We base our recommendations for optimal form and technique during exercise on three key criteria: effectiveness, safety, and efficiency.
Our philosophy and approach to strength training prioritize stimulating the muscles rather than showcasing strength. To achieve this, our technique involves slow and controlled movements to minimize momentum and apply a meaningful load to the muscles. This controlled lifting also reduces the risk of high forces being placed on the tissues that can occur with fast and explosive movements. By lifting in a slow and controlled manner, working towards momentary muscular failure or fatigue, you can achieve gains in a safer and more efficient manner.
We have extensively discussed the purpose and effectiveness of training to momentary muscular failure/fatigue in previous blog posts.
When evaluating exercise from a safety perspective, we first examine the primary mechanisms of injury. The main cause of injury during strength training is related to the force applied to the tissues, including muscles, tendons, ligaments, and bones. There are two primary ways this can happen.
1. Movement speed: It is commonly believed that lifting a heavier weight increases the risk of injury. However, according to simple physics (force = mass x acceleration), the acceleration of the load is equally important in force production as the weight itself.

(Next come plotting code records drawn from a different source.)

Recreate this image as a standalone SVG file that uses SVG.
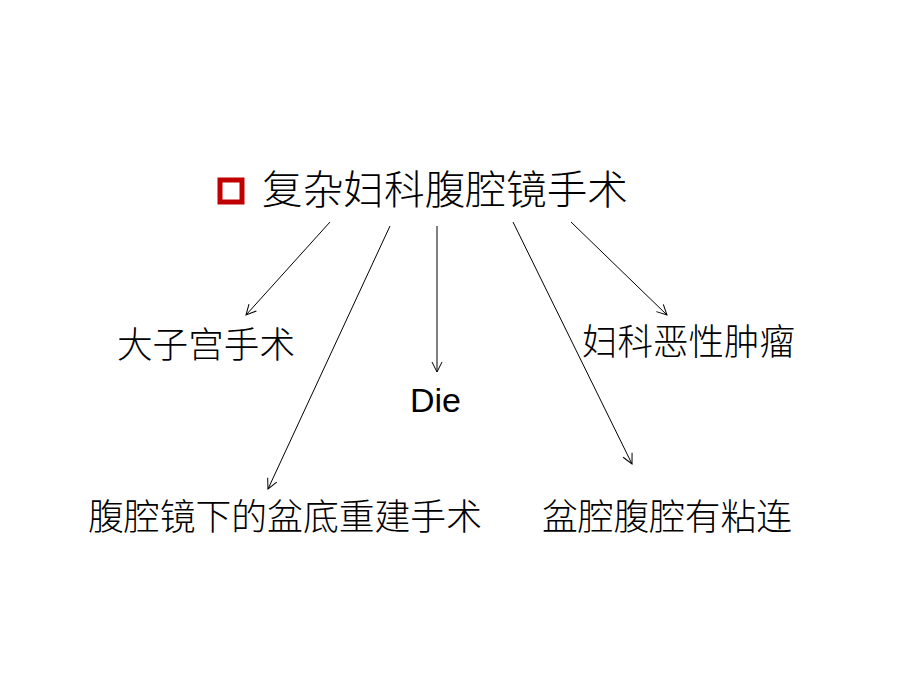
<svg xmlns="http://www.w3.org/2000/svg" width="920" height="690" viewBox="0 0 920 690">
<defs>
<style>
.cjk{font-family:"Noto Sans CJK SC","Liberation Sans",sans-serif;fill:#000;font-weight:300}
.lat{font-family:"Liberation Sans",Arial,sans-serif;fill:#000}
.conn line{stroke:#000;stroke-width:1;fill:none;marker-end:url(#arr)}
</style>
<marker id="arr" viewBox="0 0 12 12" refX="11" refY="6" markerWidth="12" markerHeight="12" markerUnits="userSpaceOnUse" orient="auto">
<path d="M1,1 L11,6 L1,11" fill="none" stroke="#000" stroke-width="1"/>
</marker>
</defs>
<rect width="920" height="690" fill="#fff"/>
<g id="title">
<rect x="220" y="180" width="22" height="22" fill="none" stroke="#c00000" stroke-width="5"/>
<text class="cjk" x="262" y="204" font-size="40" textLength="366" lengthAdjust="spacingAndGlyphs">复杂妇科腹腔镜手术</text>
</g>
<g id="n1"><text class="cjk" x="117" y="358" font-size="36" textLength="178" lengthAdjust="spacingAndGlyphs">大子宫手术</text></g>
<g id="n2"><text class="cjk" x="582" y="355" font-size="36" textLength="213" lengthAdjust="spacingAndGlyphs">妇科恶性肿瘤</text></g>
<g id="n3"><text class="lat" x="410" y="412" font-size="34">Die</text></g>
<g id="n4"><text class="cjk" x="88" y="530" font-size="36" textLength="394" lengthAdjust="spacingAndGlyphs">腹腔镜下的盆底重建手术</text></g>
<g id="n5"><text class="cjk" x="542" y="530" font-size="36" textLength="250" lengthAdjust="spacingAndGlyphs">盆腔腹腔有粘连</text></g>
<g class="conn" id="connectors">
<line x1="330" y1="222" x2="246" y2="315"/>
<line x1="390" y1="226" x2="268" y2="489"/>
<line x1="437" y1="226" x2="437" y2="372"/>
<line x1="513" y1="222" x2="632" y2="464"/>
<line x1="571" y1="222" x2="667" y2="315"/>
</g>
</svg>
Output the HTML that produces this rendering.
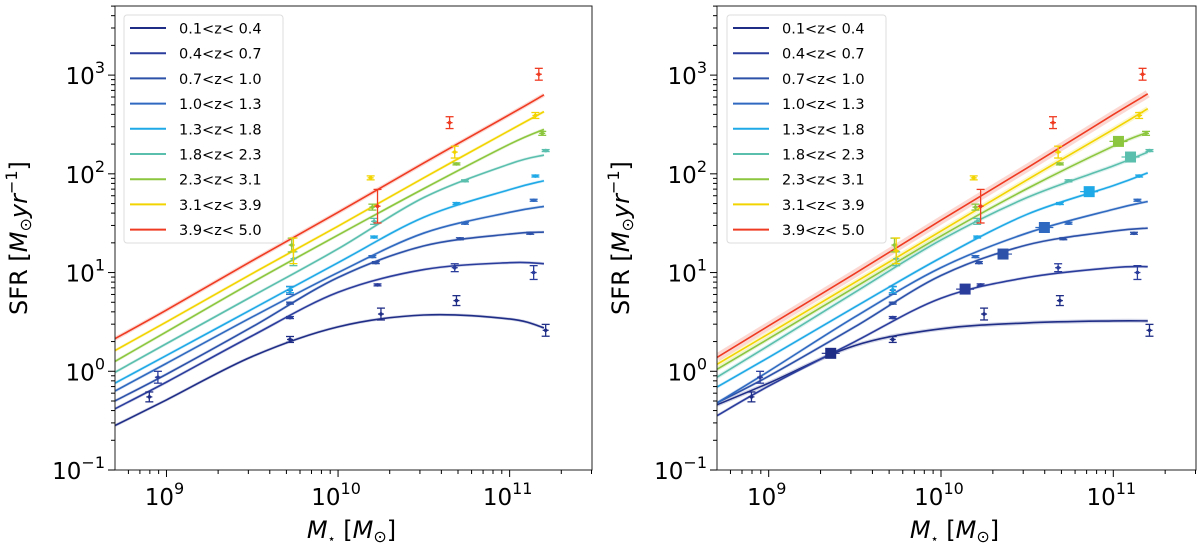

When attempting to move explosively or rapidly change direction, the forces can be quite high. By moving in a slow and controlled manner with smooth transitions, you can avoid excessive forces that may lead to injury. This can be observed through our ARX technology, which provides immediate feedback on force production. Even though we can control the max speed of of movement with ARX , attempting to exert force rapidly versus an intentional ramp up of force results in a significant spike in force production. This applies even to isometric exercises when force is generated rapidly. By gradually increasing effort and maintaining a continuous and smooth exertion of force, you minimize the impact forces associated with acceleration.
2. Positioning: Proper positioning and technique are crucial in every exercise. Placing joints in compromised positions reduces the safe amount of force that can be applied. For example, when performing a leg press, it’s important to maintain a neutral spine. Tilting the pelvis anteriorly puts excessive stress on the lower back instead of the hips, compromising its structure. Additionally, maintaining solid contact and pressure through the ball of the foot, outside of the foot, and heel, while keeping the knees in line with the middle of the foot, ensures proper alignment. Allowing the knees to cave inward compromises the knee structure and puts undue stress on the ligaments.
A fundamental concept to remember in reducing the risk of injury is that the primary objective of exercise is to stimulate the muscles, not just demonstrate strength. Focusing on moving the weight rather than working the muscle often leads to a loss of form and technique.